The big advantage of this process is that it is always extracting the maximum temperature possible out of the available solar radiation.

I hope this helps.
Regards,
John Willis

[DonL]

Hi Allen
Again a really good post. The technical paper makes really interesting reading and the conclusions seem credible. That is, you heat from the top down and under most draw off conditions one will get hotter water than with a conventional coil system but the overall efficiency is lower. With a conventional coil more heat is actually transferred.
So if you want to get hotter water for intermittent use it seems a good bet but if you want a large volume of water at an even but lower temperature you're better off with a conventional coil.
I think we'd all still like to hear from someone who's got one!
Or maybe you should install it and tell us the results 
Don

[djh]

I think we'd all still like to hear from someone who's got one!

I already mentioned that Wookey has a homebrew system that works on the same principle. I think I've read reports about the solasyphon but I don't remember where. google may help you.

[SimonHobson]

Hmm, now I've read the report, I think it raises as many questions as it answers !
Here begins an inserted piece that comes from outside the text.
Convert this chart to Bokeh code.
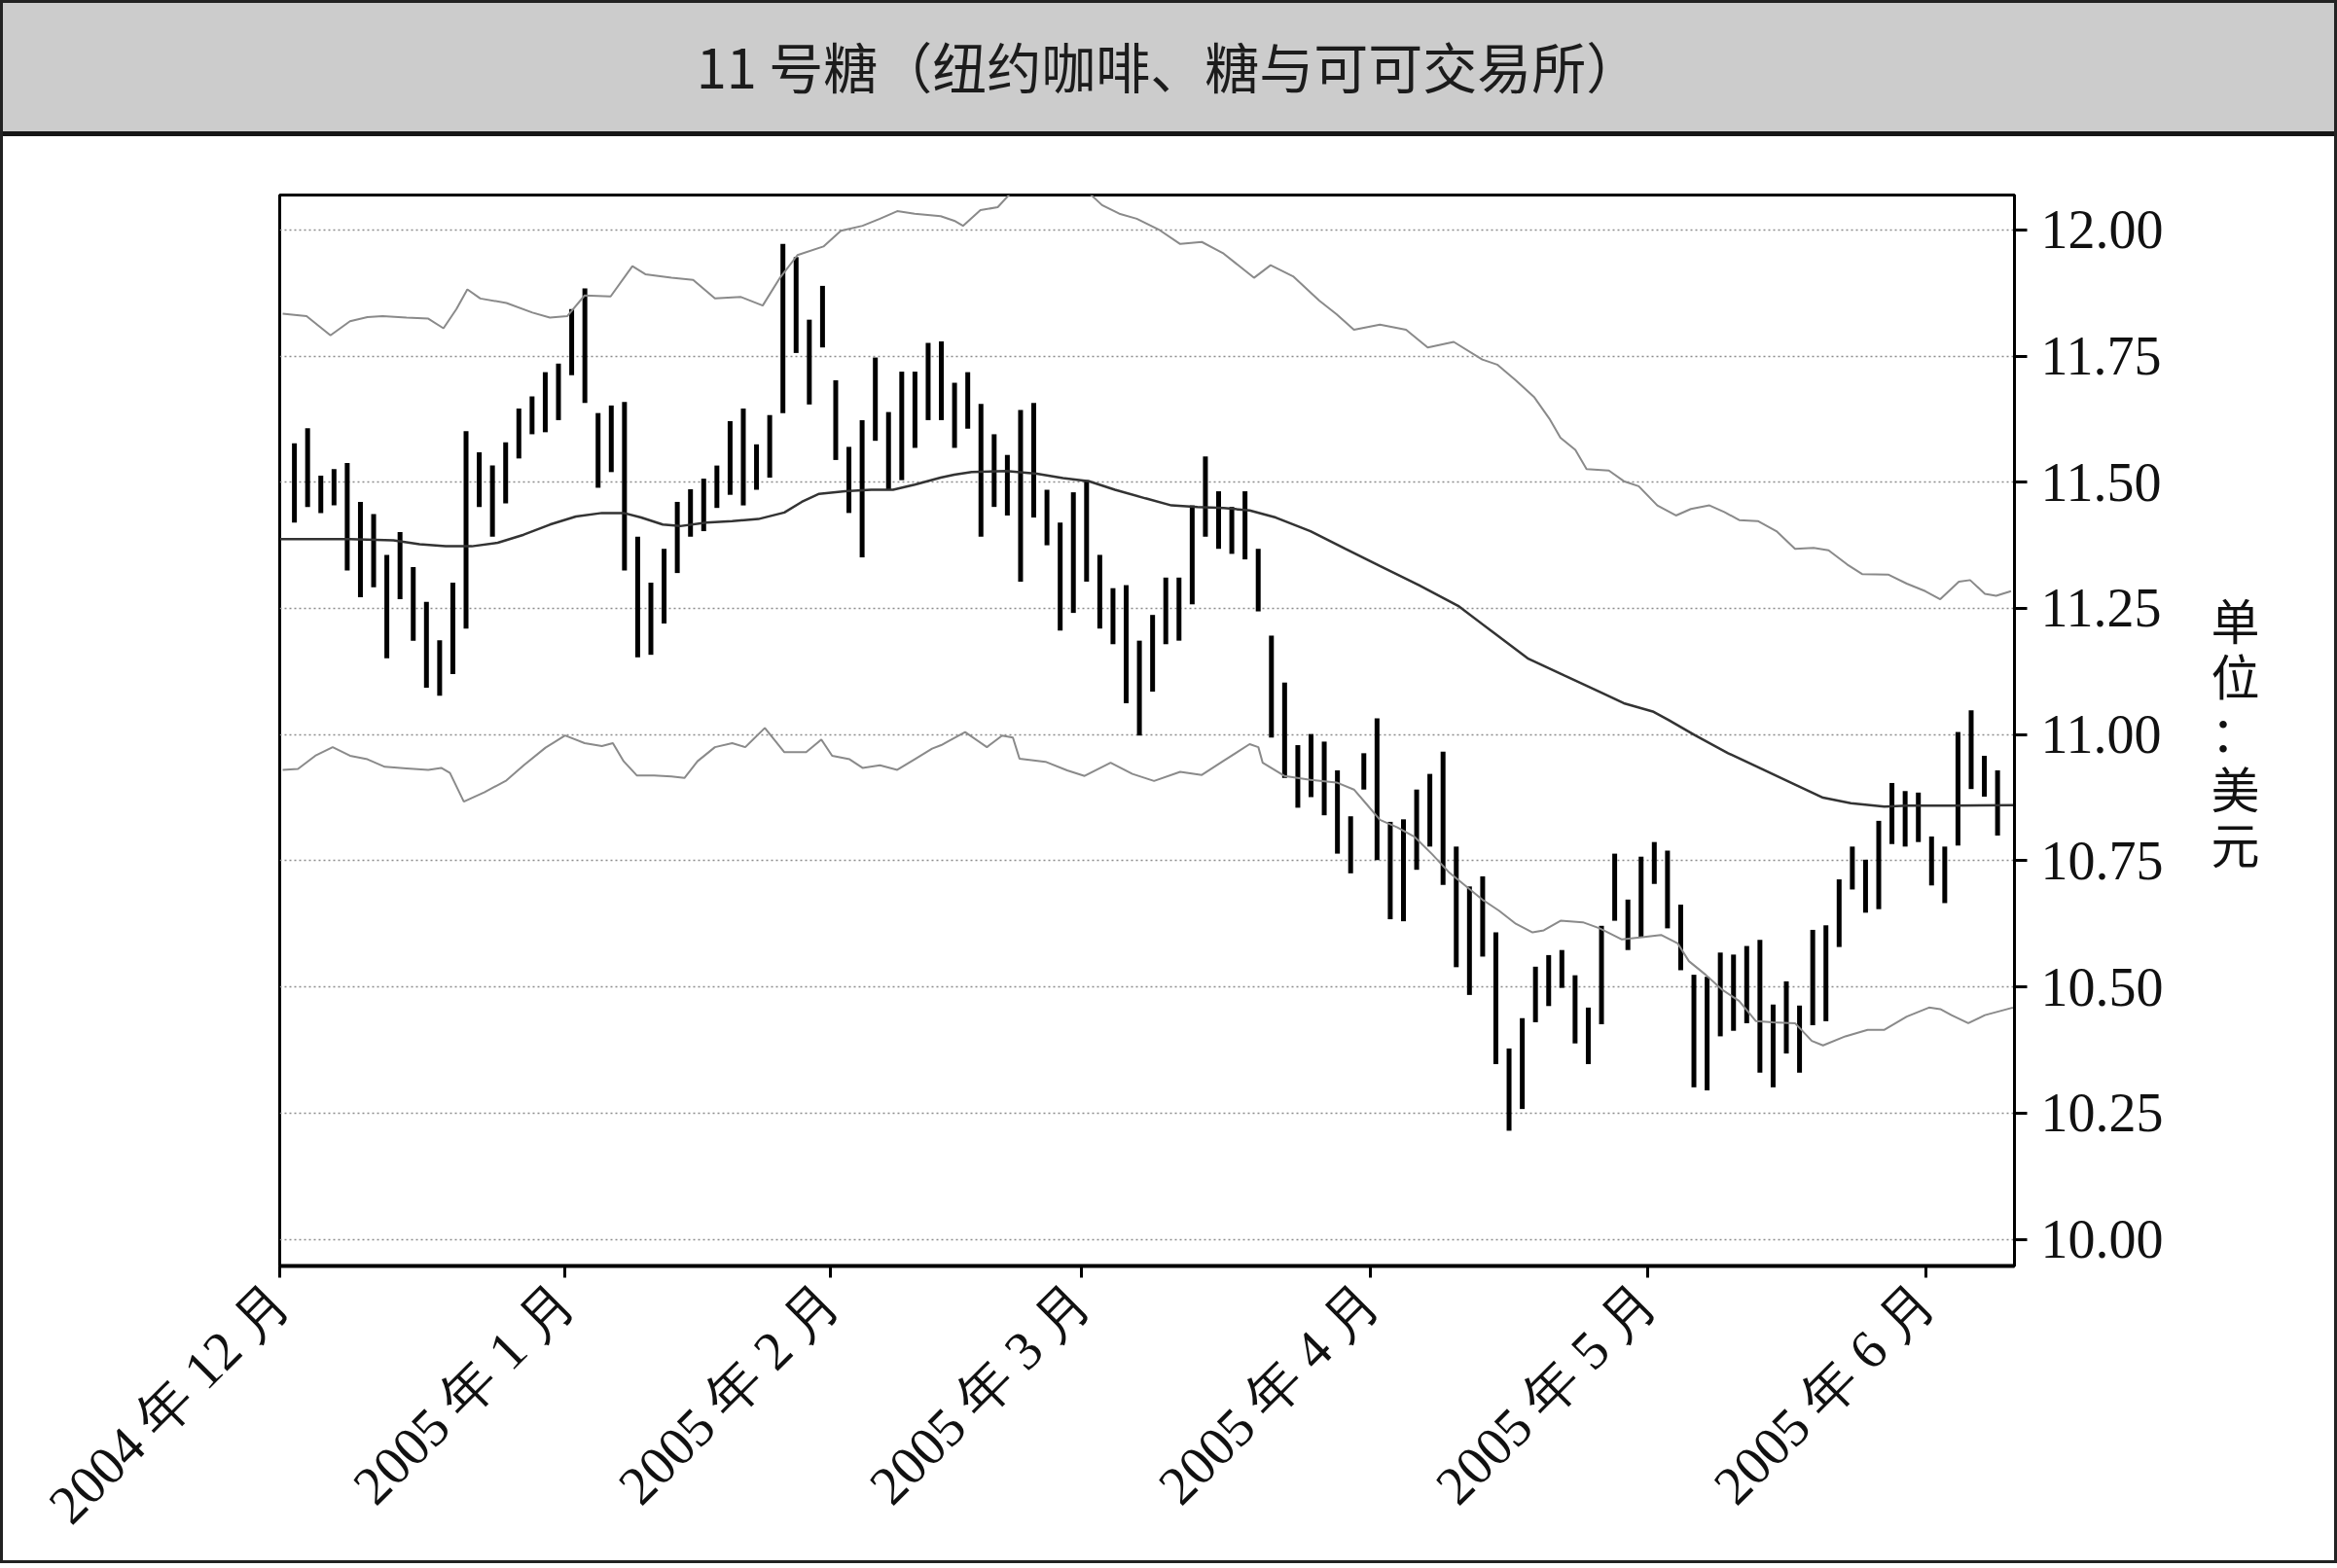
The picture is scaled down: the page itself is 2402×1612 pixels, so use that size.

The first thing I notice is that the test methodology only simulates a 6 hour day of bright sunshine AND they always start from a cold tank. So we get little idea what happens starting with a hot or warm tank, or what happens on a dull day.

It's clear that using the coil rather than the syphon, more heat is put into the cylinder - the result being that the next day the cylinder starts from a higher temperature. It would have been interesting if they'd done some multi-day runs to see how the two setups compared after several days of solar heating and hot water drawoff. As it stands, their results suggest that most people would be topping up the store with an alternative input (boiler) and so long term you should be using less alternative input if you can extract more input from the solar collector (as their figures say you would with a coil).

The figures given show a significant difference in energy gained, with the cylinder bottom coil coming out significantly more efficient than the syphon. This fits with my "gut feeling" that you'll extract more heat by heating all the cylinder at a lower temperature than you will by heating some of it to a higher temperature - especially on a dull day. This effect would reduce after several days since the tank would be starting from warm instead of cold. But, each time you draw off cold water, you put cold in at the bottom - and this will extract maximum heat from a marginal solar input.

What would be useful would be a set of curves showing heat transfer vs temperature vs "sunniness" - because I suspect at low input levels, you'll get less out at higher temperature. Does anyone know if these exist ?

One thing I think the unit would benefit from in order to gain the main function it's sold on would be a thermostatic valve in the cylinder side. Set to prevent flow until the exchanger reached the desired cylinder top temperature, it would give far better results (especially from cold) - at least in terms of maintaining usable water temperature. As it is, the syphon starts up quite early with a cold tank - meaning you need to wait several hours before their's properly hot water.

Another thing to bear in mind is what happens if you use a thermal store instead of DHW cylinder. With these, much of the DHW heating occurs lower in the cylinder - taking heat from the cooler water. I suspect the DHW output would be somewhat reduced if the bulk of the tank was cold and only the top section was hot. But that doesn't appear to be their target market - the sales blurb seems to be selling it as an alternative to swapping out the existing DHW cylinder.